Seven-year-old Maria and her mother live in their own loving but surreal world built on sorting through bins and collecting shiny rubbish into an overflowing house. One night, things fall apart and we join Maria a decade later living with her foster mother. Debuted at Venice in 2023, winning three prizes including the Audience award and a special mention for Lightfoot-Leon, and went on to an extended festival run.

Dark Western The Thicket starring Peter Dinklage and Juliette Lewis opens in 50+ theaters across the top 25 DMA’s including a run at the Angelika in NYC. The first theatrical only (non day-and-date) release from Tubi Films, which also produced, is being distributed by Samuel Goldwyn Films. It heads to the Deauville Film Festival next week and the Calgary Film Festival, where it was shot, later this month. Elliott Lester directs this adaptation of a novel of the same name by Joe Lansdale, where fierce bounty hunter Reginald Jones (Dinklage) is tasked with tracking down a ruthless killer known as Cutthroat Bill. He rallies a band of unlikely heroes on a quest that leads them into the deadly no-man’s-land known as The Thicket.

Screenplay by Chris Kelley. With Esmé Creed-Miles (Hanna), Levon Hawke (Blink Twice), Macon Blair (I Care a Lot), Andrew Schulz (You People), Metallica’s James Hetfield, David Midthunder (On Sacred Ground), Arliss Howard (Mank), Leslie Grace (In the Heights), and Gbenga Akinnagbe (The Old Man).

His Three Daughters from Netflix opens at about 50 theaters in 30 markets. Azazel Jacobs writes and directs the portrait of family dynamics and dysfunction as three estranged sisters – the powerhouse trio of Natasha Lyonne, Elizabeth Olsen and Carrie Coon– converge in a New York apartment to care for their ailing father and try to mend their own broken relationship with one another. Netflix acquired the film out of TIFF last year, see Deadline review.

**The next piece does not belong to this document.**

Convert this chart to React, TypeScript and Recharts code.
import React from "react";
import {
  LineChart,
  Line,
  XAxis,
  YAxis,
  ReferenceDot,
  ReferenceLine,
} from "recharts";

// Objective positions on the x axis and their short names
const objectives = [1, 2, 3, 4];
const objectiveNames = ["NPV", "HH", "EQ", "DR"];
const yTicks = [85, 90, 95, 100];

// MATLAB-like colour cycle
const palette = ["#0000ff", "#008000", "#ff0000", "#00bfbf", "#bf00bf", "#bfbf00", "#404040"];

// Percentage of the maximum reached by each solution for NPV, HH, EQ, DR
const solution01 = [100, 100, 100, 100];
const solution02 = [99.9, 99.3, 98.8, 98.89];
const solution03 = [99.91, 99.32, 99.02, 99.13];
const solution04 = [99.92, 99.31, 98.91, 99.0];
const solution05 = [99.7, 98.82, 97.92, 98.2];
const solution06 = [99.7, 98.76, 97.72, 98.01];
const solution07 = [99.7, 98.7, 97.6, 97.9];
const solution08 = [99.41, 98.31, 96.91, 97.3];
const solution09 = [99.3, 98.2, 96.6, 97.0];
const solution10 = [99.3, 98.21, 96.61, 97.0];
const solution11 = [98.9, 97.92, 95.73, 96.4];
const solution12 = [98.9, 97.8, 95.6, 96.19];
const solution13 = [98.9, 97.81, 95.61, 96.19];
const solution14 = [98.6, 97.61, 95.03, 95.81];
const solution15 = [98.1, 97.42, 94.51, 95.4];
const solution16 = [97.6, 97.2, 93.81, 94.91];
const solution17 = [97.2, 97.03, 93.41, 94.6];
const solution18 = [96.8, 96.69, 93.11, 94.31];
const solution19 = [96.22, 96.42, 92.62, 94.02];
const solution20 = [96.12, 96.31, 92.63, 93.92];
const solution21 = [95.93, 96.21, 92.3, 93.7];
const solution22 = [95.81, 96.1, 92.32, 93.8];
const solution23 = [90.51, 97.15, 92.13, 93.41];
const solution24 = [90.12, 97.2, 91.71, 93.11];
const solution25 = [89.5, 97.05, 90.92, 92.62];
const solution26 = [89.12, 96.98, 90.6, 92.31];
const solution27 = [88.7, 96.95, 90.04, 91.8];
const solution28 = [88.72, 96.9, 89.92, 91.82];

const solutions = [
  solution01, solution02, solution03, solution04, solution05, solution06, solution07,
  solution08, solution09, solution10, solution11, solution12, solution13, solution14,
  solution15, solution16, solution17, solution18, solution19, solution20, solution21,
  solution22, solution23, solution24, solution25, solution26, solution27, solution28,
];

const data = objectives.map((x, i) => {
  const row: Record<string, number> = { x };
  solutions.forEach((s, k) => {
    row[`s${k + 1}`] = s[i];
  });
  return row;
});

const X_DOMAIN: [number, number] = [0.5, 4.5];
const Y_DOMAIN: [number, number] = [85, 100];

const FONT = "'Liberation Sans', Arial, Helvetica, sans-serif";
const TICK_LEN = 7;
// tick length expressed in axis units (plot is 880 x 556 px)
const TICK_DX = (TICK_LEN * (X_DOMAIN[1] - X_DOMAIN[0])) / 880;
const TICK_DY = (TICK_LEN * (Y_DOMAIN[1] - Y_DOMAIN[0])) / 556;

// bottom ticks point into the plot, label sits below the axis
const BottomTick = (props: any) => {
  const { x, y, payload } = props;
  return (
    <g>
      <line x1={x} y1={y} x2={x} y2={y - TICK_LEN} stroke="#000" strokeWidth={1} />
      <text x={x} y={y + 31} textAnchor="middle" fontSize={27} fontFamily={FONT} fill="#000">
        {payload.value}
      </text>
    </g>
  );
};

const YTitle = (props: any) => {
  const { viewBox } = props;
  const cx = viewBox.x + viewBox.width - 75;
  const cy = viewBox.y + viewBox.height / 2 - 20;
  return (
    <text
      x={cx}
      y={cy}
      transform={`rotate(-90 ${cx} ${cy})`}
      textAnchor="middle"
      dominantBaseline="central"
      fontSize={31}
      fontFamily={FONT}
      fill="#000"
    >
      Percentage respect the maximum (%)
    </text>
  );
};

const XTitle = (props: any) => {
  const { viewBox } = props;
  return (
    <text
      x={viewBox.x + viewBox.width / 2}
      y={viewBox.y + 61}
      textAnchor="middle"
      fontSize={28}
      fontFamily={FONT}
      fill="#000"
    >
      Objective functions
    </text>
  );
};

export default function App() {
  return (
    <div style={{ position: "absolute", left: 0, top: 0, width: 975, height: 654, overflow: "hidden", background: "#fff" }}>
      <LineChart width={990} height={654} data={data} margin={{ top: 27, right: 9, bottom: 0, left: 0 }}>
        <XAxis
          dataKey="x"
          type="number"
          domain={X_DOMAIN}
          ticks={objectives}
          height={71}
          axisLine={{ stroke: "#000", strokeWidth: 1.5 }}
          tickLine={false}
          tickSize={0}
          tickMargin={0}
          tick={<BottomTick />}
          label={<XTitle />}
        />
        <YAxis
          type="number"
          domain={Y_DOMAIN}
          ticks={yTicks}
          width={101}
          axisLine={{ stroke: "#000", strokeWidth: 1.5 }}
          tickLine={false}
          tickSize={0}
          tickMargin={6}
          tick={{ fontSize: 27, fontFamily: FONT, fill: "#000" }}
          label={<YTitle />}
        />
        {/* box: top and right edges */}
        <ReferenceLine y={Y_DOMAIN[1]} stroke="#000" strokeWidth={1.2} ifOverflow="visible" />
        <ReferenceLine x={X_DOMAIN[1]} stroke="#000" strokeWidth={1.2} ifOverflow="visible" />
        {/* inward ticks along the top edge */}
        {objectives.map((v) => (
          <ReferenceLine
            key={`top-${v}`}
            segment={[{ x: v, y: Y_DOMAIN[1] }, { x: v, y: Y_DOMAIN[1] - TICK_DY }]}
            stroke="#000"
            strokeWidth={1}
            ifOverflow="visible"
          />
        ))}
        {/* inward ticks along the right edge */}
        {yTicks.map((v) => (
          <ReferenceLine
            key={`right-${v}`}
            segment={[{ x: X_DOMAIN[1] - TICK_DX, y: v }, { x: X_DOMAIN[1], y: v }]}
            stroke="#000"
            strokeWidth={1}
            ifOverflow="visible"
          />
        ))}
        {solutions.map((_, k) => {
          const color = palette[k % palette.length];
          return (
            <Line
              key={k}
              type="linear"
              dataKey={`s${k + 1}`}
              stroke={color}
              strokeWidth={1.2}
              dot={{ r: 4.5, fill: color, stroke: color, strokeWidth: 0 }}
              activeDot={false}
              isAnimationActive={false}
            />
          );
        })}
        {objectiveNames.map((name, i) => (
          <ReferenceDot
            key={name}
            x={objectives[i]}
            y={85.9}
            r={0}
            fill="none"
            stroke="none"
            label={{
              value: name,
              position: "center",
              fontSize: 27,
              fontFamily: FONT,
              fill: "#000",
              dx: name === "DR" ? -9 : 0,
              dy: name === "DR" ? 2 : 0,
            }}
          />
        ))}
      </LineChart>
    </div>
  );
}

With Rudy Galvan, Jose Febus, Jasmine Bracey, with Jay O. Sanders and Jovan Adepo.

On the streamer Sept. 20.

Brainstorm Media releases Edie Falco-starring comedy drama I’ll Be Right There by Brendan Walsh written by Jim Beggarly. Falco is supermom Wanda, a single mother to adult children with her hands full. Her anxious eight-months pregnant daughter (Kayli Carter) wants a wedding that her ex-husband is flaking on paying for; her mother (Jeannie Berlin) thinks she’s dying, and her wayward son (Charlie Tahan) is either going into rehab or the army. Her long-time boyfriend doesn’t excite her, but her new girlfriend doesn’t either. Streaming Sept. 27.

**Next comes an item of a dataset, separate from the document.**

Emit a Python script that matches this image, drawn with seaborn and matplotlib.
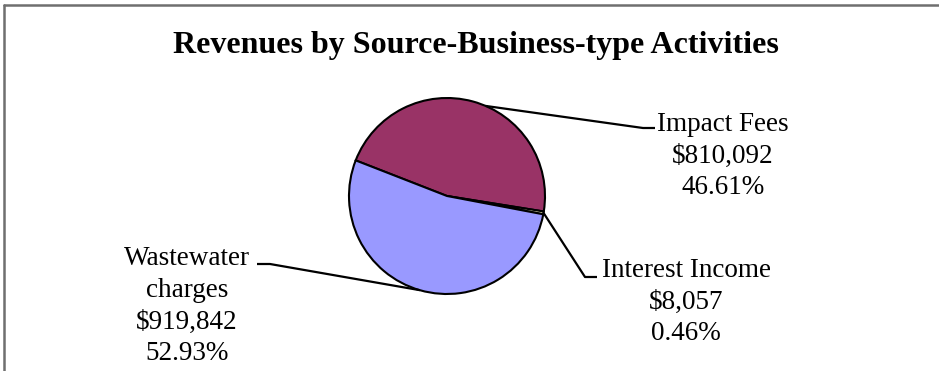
import numpy as np
import matplotlib
matplotlib.use("Agg")
import matplotlib.pyplot as plt
from matplotlib.lines import Line2D
import seaborn as sns

# ---- data ----
categories = ["Impact Fees", "Interest Income", "Wastewater charges"]
label_names = ["Impact Fees", "Interest Income", "Wastewater\ncharges"]
amounts = [810092, 8057, 919842]
colors = ["#993366", "#FFFFCC", "#9999FF"]
title = "Revenues by Source-Business-type Activities"

# ---- style ----
sns.set_theme(style="white")
plt.rcParams['font.family'] = ['Liberation Serif', 'DejaVu Serif']

W, H = 939, 371
fig = plt.figure(figsize=(W / 100, H / 100), dpi=100)
ax = fig.add_axes([0, 0, 1, 1])

def Y(py):
    return H - py

center = (447, Y(196))
radius = 98
wedges, _ = ax.pie(amounts, colors=colors, startangle=158.7, counterclock=False,
                   center=center, radius=radius,
                   wedgeprops=dict(edgecolor="black", linewidth=1.5))
ax.set_xlim(0, W)
ax.set_ylim(0, H)
ax.set_aspect("equal")
ax.axis("off")

total = sum(amounts)
# label layout in pixels: anchor angle shift, elbow, line end, text centre
anchor_shift = [-8, 0, 0]
elbows = [(643, 128), (585, 277), (270, 264)]
ends = [(655, 128), (597, 277), (257, 264)]
text_pos = [(723, 156), (686, 302), (187, 306)]

for w, name, amt, sh, el, en, tp in zip(wedges, label_names, amounts,
                                        anchor_shift, elbows, ends, text_pos):
    mid = np.deg2rad((w.theta1 + w.theta2) / 2 + sh)
    ax_ = center[0] + radius * np.cos(mid)
    ay_ = center[1] + radius * np.sin(mid)
    ax.plot([ax_, el[0], en[0]], [ay_, Y(el[1]), Y(en[1])], color="black",
            lw=1.6, solid_capstyle="butt", zorder=5)
    txt = f"{name}\n${amt:,.0f}\n{amt / total * 100:.2f}%"
    ax.text(tp[0], Y(tp[1]), txt, ha="center", va="center",
            multialignment="center", fontsize=19.5, color="black",
            linespacing=1.36)

ax.text(476, Y(45), title, ha="center", va="center", fontsize=23,
        fontweight="bold", color="black")

# border (top and left)
fig.add_artist(Line2D([4 / W, 1], [1 - 5 / H, 1 - 5 / H],
                      transform=fig.transFigure, color="#6f6f6f", lw=1.8))
fig.add_artist(Line2D([4 / W, 4 / W], [0, 1 - 5 / H],
                      transform=fig.transFigure, color="#6f6f6f", lw=1.8))

fig.savefig("out.png", dpi=100, facecolor="white")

Music Box Films and Doppelgänger Releasing open New Zealand psychedelic comedy The Paragon from writer-director Michael Duignan in limited release. The quirky saga follows Dutch, an angry former tennis coach whose life has fallen apart since he was the victim of a hit-and-run a year ago. In a bid to find the driver and take revenge, Dutch embarks on a strange psychic training course designed to unlock his latent mind powers. Stars Benedict Wall, Florence Noble, and Jonny Brugh (Thor: Love and ThunderWhat We Do in the Shadows). Day and date at the Music Box in Chicago, Hollywood Theater Portland and a handful of Alamo Drafthouse locations.